Regulating Abortion Out of the State in Kansas
One of the conclusions reached in the Roe V. Wade verdict was that prior to viability, women have a right to have reasonable access to an abortion. What pro-life and anti-abortion activists have been arguing over ever since is exactly what constitutes “reasonable.” Although bills like “fetal pain” bans, the new “heartbeat” ban in Ohio that would outlaw abortion as soon as a heartbeat could be discerned (and which passed the House earlier today), or personhood amendments have been running rampant in the past two years in an attempt to directly challenge the premise of a right to an abortion prior to viability, in general, most legislation had previously been involved in trying to see how much a state can erode access to abortions without actually trampling on the rights set up in Roe V. Wade.
Ultrasounds, waiting periods, banning public funds from being used in abortions, telling women they will get cancer, go infertile, want to kill themselves, or whatever they feel like claiming in their “Right to Know” informational packages, all serve to force women to put in extra days, extra money and extra resources into getting an abortion. At the same time protests, stalking doctors, threatening builders that construct clinics or mangers that rent space that might be used for them, all work together to try and limit the number of clinics that exist and people willing to work in them, in order to slowly decrease the available providers, increase the wait time for an abortion, and throttle off access on that end.
It used to be an incremental process. But anti-abortion activists have grown more impatient. Now, they have made a mission to invent new “regulations” for clinics in an effort to cut down on state licensing. Tighter licensing means that the state governments with anti-choice majorities can decide how many clinics they want open, simply by creating onerous rules with unreasonable time frames, then shutting down clinics that simply cannot comply.
It already happened in Louisiana, where TRAP (Targeted Regulations of Abortion Providers) laws forced one clinic to close and was about to do the same to the other clinics in the state.

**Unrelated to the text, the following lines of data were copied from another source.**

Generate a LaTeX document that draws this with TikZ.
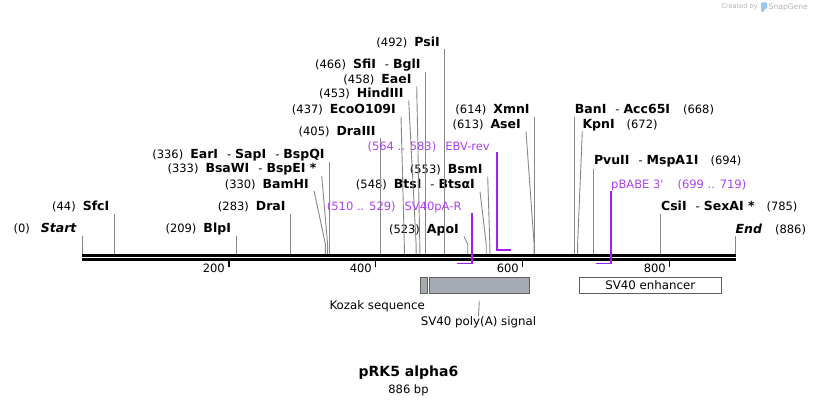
\documentclass[tikz,border=0pt]{standalone}
\usepackage{fontspec}
\setmainfont{DejaVu Sans}[Ligatures=TeXOff]
\usetikzlibrary{positioning}
\definecolor{primer}{RGB}{160,32,240}
\definecolor{primertext}{RGB}{172,64,240}
\definecolor{cutgray}{RGB}{135,135,135}
\definecolor{featfill}{RGB}{166,171,179}
\definecolor{featdraw}{RGB}{95,95,95}
\definecolor{snapblue}{RGB}{150,200,240}
\newcommand\enz[1]{\textbf{\fontsize{12.5}{12.5}\selectfont #1}}
\tikzset{
  cutlbl/.style={inner sep=0pt, font=\fontsize{11.5}{13}\selectfont},
  cutL/.style={cutlbl, anchor=east},
  cutR/.style={cutlbl, anchor=west},
  cutline/.style={draw=cutgray, line width=0.9pt},
  primerlbl/.style={cutlbl, text=primertext},
  primerline/.style={draw=primer, line width=1.6pt},
  featbox/.style={draw=featdraw, fill=featfill, line width=0.9pt, minimum height=16pt, inner sep=0pt},
}

\begin{document}
\begin{tikzpicture}[x=1pt, y=-1pt]
\useasboundingbox (0,0) rectangle (818,404);

% backbone and ruler
\draw[line width=2.7pt] (82,255.7) -- (736,255.7);
\draw[line width=2.3pt] (82,259.5) -- (736,259.5);
\draw[line width=1.4pt] (228.8,260.5) -- (228.8,267.3);
\draw[line width=1.4pt] (375.6,260.5) -- (375.6,267.3);
\draw[line width=1.4pt] (522.4,260.5) -- (522.4,267.3);
\draw[line width=1.4pt] (669.2,260.5) -- (669.2,267.3);
\node[cutL] (t200) at (225,268) {200};
\node[cutL] (t400) at (372,268) {400};
\node[cutL] (t600) at (519,268) {600};
\node[cutL] (t800) at (666,268) {800};

% cut sites on the backbone
\coordinate (s-start) at (82,254);
\coordinate (s-sfci) at (114.5,254);
\coordinate (s-blpi) at (236.1,254);
\coordinate (s-drai) at (290.7,254);
\coordinate (s-bamhi) at (325.4,254);
\coordinate (s-bsawi) at (327.6,254);
\coordinate (s-eari) at (329.8,254);
\coordinate (s-draiii) at (380.7,254);
\coordinate (s-ecoo) at (404.3,254);
\coordinate (s-hindiii) at (416.1,254);
\coordinate (s-eaei) at (419.8,254);
\coordinate (s-sfii) at (425.7,254);
\coordinate (s-psii) at (444.9,254);
\coordinate (s-apoi) at (467.7,254);
\coordinate (s-btsi) at (486.2,254);
\coordinate (s-bsmi) at (489.8,254);
\coordinate (s-asei) at (534.1,254);
\coordinate (s-xmni) at (534.8,254);
\coordinate (s-bani) at (574.7,254);
\coordinate (s-kpni) at (577.6,254);
\coordinate (s-pvuii) at (593.8,254);
\coordinate (s-csii) at (660.9,254);
\coordinate (s-end) at (735.4,254);

% enzyme labels, left side
\node[cutL] (start) at (77,229) {(0)\hspace{11pt}\enz{\textit{Start}}};
\node[cutL] (sfci) at (109.5,207) {(44)\hspace{7pt}\enz{SfcI}};
\node[cutL] (blpi) at (231.1,229) {(209)\hspace{7pt}\enz{BlpI}};
\node[cutL] (drai) at (285.7,207) {(283)\hspace{7pt}\enz{DraI}};
\node[cutL] (bamhi) at (309,184.3) {(330)\hspace{7pt}\enz{BamHI}};
\node[cutL] (bsawi) at (316.7,169.5) {(333)\hspace{7pt}\enz{BsaWI}\hspace{9pt}-\hspace{4pt}\enz{BspEI *}};
\node[cutL] (eari) at (324.8,155.5) {(336)\hspace{7pt}\enz{EarI}\hspace{9pt}-\hspace{4pt}\enz{SapI}\hspace{9pt}-\hspace{4pt}\enz{BspQI}};
\node[cutL] (draiii) at (375.7,131.5) {(405)\hspace{7pt}\enz{DraIII}};
\node[cutL] (ecoo) at (396,110) {(437)\hspace{7pt}\enz{EcoO109I}};
\node[cutL] (hindiii) at (403.7,94) {(453)\hspace{7pt}\enz{HindIII}};
\node[cutL] (eaei) at (411.7,80) {(458)\hspace{7pt}\enz{EaeI}};
\node[cutL] (sfii) at (420.7,65) {(466)\hspace{7pt}\enz{SfiI}\hspace{9pt}-\hspace{4pt}\enz{BglI}};
\node[cutL] (psii) at (439.9,42.3) {(492)\hspace{7pt}\enz{PsiI}};
\node[cutL] (apoi) at (459,230) {(523)\hspace{7pt}\enz{ApoI}};
\node[cutL] (btsi) at (475,185) {(548)\hspace{7pt}\enz{BtsI}\hspace{9pt}-\hspace{4pt}\enz{BtsαI}};
\node[cutL] (bsmi) at (482.7,170) {(553)\hspace{7pt}\enz{BsmI}};
\node[cutL] (asei) at (521,125) {(613)\hspace{7pt}\enz{AseI}};
\node[cutL] (xmni) at (529.8,110) {(614)\hspace{7pt}\enz{XmnI}};

% enzyme labels, right side
\node[cutR] (bani) at (574.7,110) {\enz{BanI}\hspace{9pt}-\hspace{4pt}\enz{Acc65I}\hspace{13pt}(668)};
\node[cutR] (kpni) at (582.3,125) {\enz{KpnI}\hspace{12pt}(672)};
\node[cutR] (pvuii) at (593.8,161.7) {\enz{PvuII}\hspace{9pt}-\hspace{4pt}\enz{MspA1I}\hspace{12pt}(694)};
\node[cutR] (csii) at (660.9,206.7) {\enz{CsiI}\hspace{9pt}-\hspace{4pt}\enz{SexAI *}\hspace{12pt}(785)};
\node[cutR] (end) at (735.4,230) {\enz{\textit{End}}\hspace{13pt}(886)};

% lines from labels to sites
\draw[cutline] ([shift={(5,6.5)}]start.east) -- (s-start);
\draw[cutline] ([shift={(5,6.5)}]sfci.east) -- (s-sfci);
\draw[cutline] ([shift={(5,6.5)}]blpi.east) -- (s-blpi);
\draw[cutline] ([shift={(5,6.5)}]drai.east) -- (s-drai);
\draw[cutline] ([shift={(5,6.5)}]bamhi.east) -- ([shift={(0,-10)}]s-bamhi) -- (s-bamhi);
\draw[cutline] ([shift={(5,6.5)}]bsawi.east) -- ([shift={(0,-10)}]s-bsawi) -- (s-bsawi);
\draw[cutline] ([shift={(5,6.5)}]eari.east) -- (s-eari);
\draw[cutline] ([shift={(5,6.5)}]draiii.east) -- (s-draiii);
\draw[cutline] ([shift={(5,6.5)}]ecoo.east) -- ([shift={(0,-10)}]s-ecoo) -- (s-ecoo);
\draw[cutline] ([shift={(5,6.5)}]hindiii.east) -- ([shift={(0,-10)}]s-hindiii) -- (s-hindiii);
\draw[cutline] ([shift={(5,6.5)}]eaei.east) -- ([shift={(0,-10)}]s-eaei) -- (s-eaei);
\draw[cutline] ([shift={(5,6.5)}]sfii.east) -- (s-sfii);
\draw[cutline] ([shift={(5,6.5)}]psii.east) -- (s-psii);
\draw[cutline] ([shift={(5,6.5)}]apoi.east) -- ([shift={(0,-10)}]s-apoi) -- (s-apoi);
\draw[cutline] ([shift={(5,6.5)}]btsi.east) -- ([shift={(0,-10)}]s-btsi) -- (s-btsi);
\draw[cutline] ([shift={(5,6.5)}]bsmi.east) -- ([shift={(0,-10)}]s-bsmi) -- (s-bsmi);
\draw[cutline] ([shift={(5,6.5)}]asei.east) -- ([shift={(0,-10)}]s-asei) -- (s-asei);
\draw[cutline] ([shift={(5,6.5)}]xmni.east) -- (s-xmni);
\draw[cutline] ([shift={(0,7)}]bani.west) -- (s-bani);
\draw[cutline] ([shift={(0,6.5)}]kpni.west) -- ([shift={(0,-10)}]s-kpni) -- (s-kpni);
\draw[cutline] ([shift={(0,7)}]pvuii.west) -- (s-pvuii);
\draw[cutline] ([shift={(0,7)}]csii.west) -- (s-csii);
\draw[cutline] ([shift={(0,6)}]end.west) -- (s-end);

% primers
\node[primerlbl, anchor=east] (ebvrev) at (490,146.7) {(564 .. 583)\hspace{9pt}EBV-rev};
\coordinate (ebvrev-a) at (496.7,250);
\coordinate (ebvrev-b) at (510.7,250);
\draw[primerline] (ebvrev-a |- ebvrev.south) -- (ebvrev-a) -- (ebvrev-b);
\node[primerlbl, anchor=east] (sv40par) at (461.7,207.3) {(510 .. 529)\hspace{9pt}SV40pA-R};
\coordinate (sv40par-a) at (471.7,263.3);
\coordinate (sv40par-b) at (457.3,263.3);
\draw[primerline] (sv40par-a |- sv40par.south) -- (sv40par-a) -- (sv40par-b);
\node[primerlbl, anchor=west] (pbabe) at (611,185) {pBABE 3'\hspace{14pt}(699 .. 719)};
\coordinate (pbabe-a) at (611,263.3);
\coordinate (pbabe-b) at (596,263.3);
\draw[primerline] (pbabe.south west) -- (pbabe-a) -- (pbabe-b);

% features
\node[featbox, minimum width=7.4pt] (kozak) at (424,285.3) {};
\node[featbox, minimum width=100pt] (polya) at (479.3,285.3) {};
\node[featbox, fill=white, minimum width=142pt, font=\fontsize{11.8}{13}\selectfont] (enhancer) at (650.3,285.3) {SV40 enhancer};
\node[cutlbl, font=\fontsize{11.8}{13}\selectfont] (kozaklbl) at (377.2,306.7) {Kozak sequence};
\node[cutlbl, font=\fontsize{11.8}{13}\selectfont] (polyalbl) at (478.5,322.3) {SV40 poly(A) signal};
\draw[cutline] ([yshift=-7pt]polya.south) -- (polyalbl.north);

% title
\node[font=\bfseries\fontsize{14}{16}\selectfont, inner sep=0pt] (title) at (408.5,373) {pRK5 alpha6};
\node[cutlbl, below=5pt of title] (length) {886 bp};

% credit
\node[inner sep=0pt, anchor=east, text=black!30, font=\fontsize{6.6}{7}\selectfont] (created) at (758,7) {Created by};
\fill[snapblue, rounded corners=1pt] (761,2.5) -- (767,2.5) -- (767,8.5) -- (764,9.5) -- (764,12) -- (761,12) -- cycle;
\node[inner sep=0pt, anchor=west, text=black!30, font=\fontsize{7.6}{8}\selectfont] (snapgene) at (768.5,7) {SnapGene};
\end{tikzpicture}
\end{document}
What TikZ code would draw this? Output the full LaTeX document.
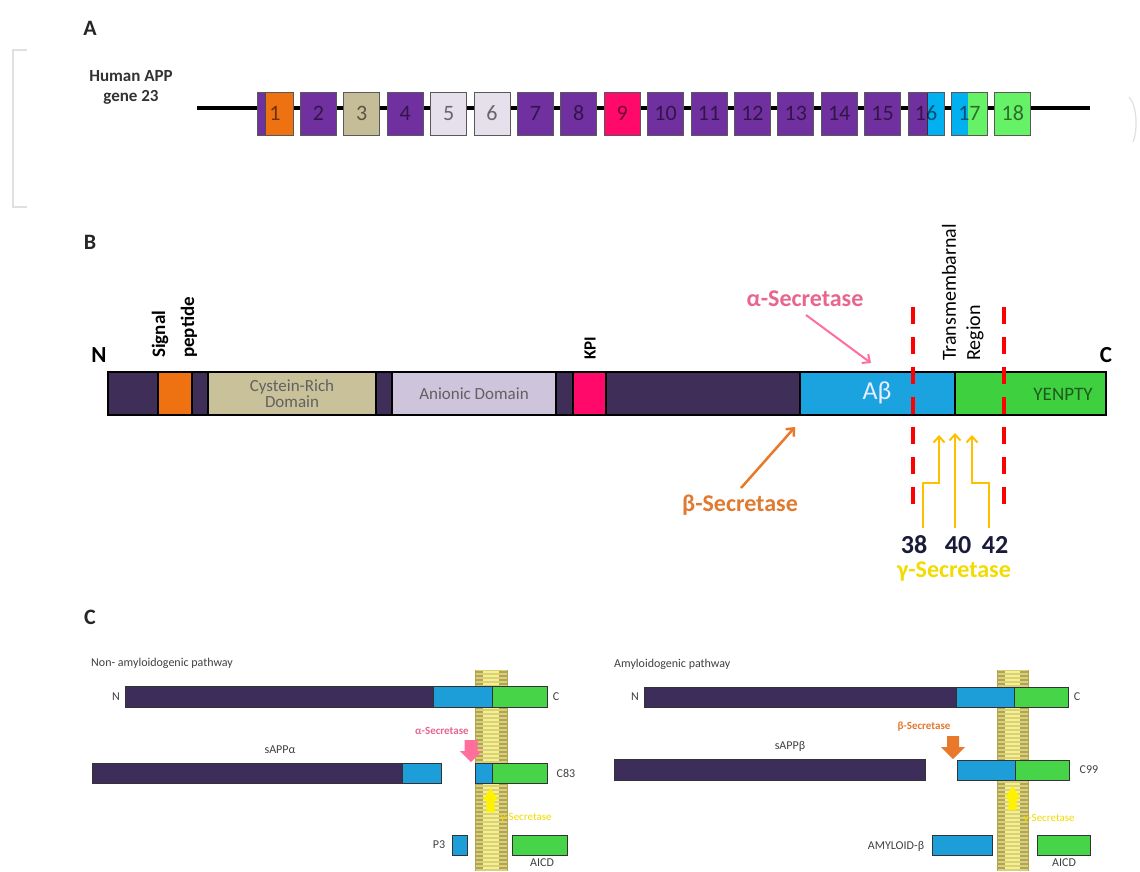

Now the same argument of violation of due process is being enacted in Kansas, where the Center for Reproductive Rights (CRR) has just announced that it will be suing the state over their new abortion clinic regulations, provided to clinics less than two weeks earlier. The board of health has just told papers that none of the three clinics have passed their inspections so far, already denying a license to one clinic and likely choosing to do the same with the other two. Nancy Northup, President of CRR state, “Between the rigid and unnecessary building standards and the absurd deadlines, this licensing process is a complete sham. Our clients have a long record of providing safe and high-quality OB/GYN care, including abortion services, to women over the last thirty years. These regulations have nothing to do with safety standards, and everything to do with an aggressive anti-choice government trying to shut down abortion providers.”
So what are some of these regulations being demanded by the state, and what makes reproductive health activists call them unreasonable? Some involve rooms sizes and standards that can’t be adjusted without tearing down buildings, all created with the same rules as those used by hospital surgery rooms. They involve having drugs on hand and numerous amounts of blood types available that are completely unrelated to simple first trimester abortions. They involve rules on the temperatures of surgical rooms and recovery rooms that aren’t even set for hospitals or other surgical centers. And they ask for blood pressure cups on hand for all ages — including children and newborns.
All of these regulations, and with two weeks to have them in place or lose their license to operate? How could this be seen as anything but an attempt to cut off all access to abortions in the state? And how is that anything but another battle in the war on women?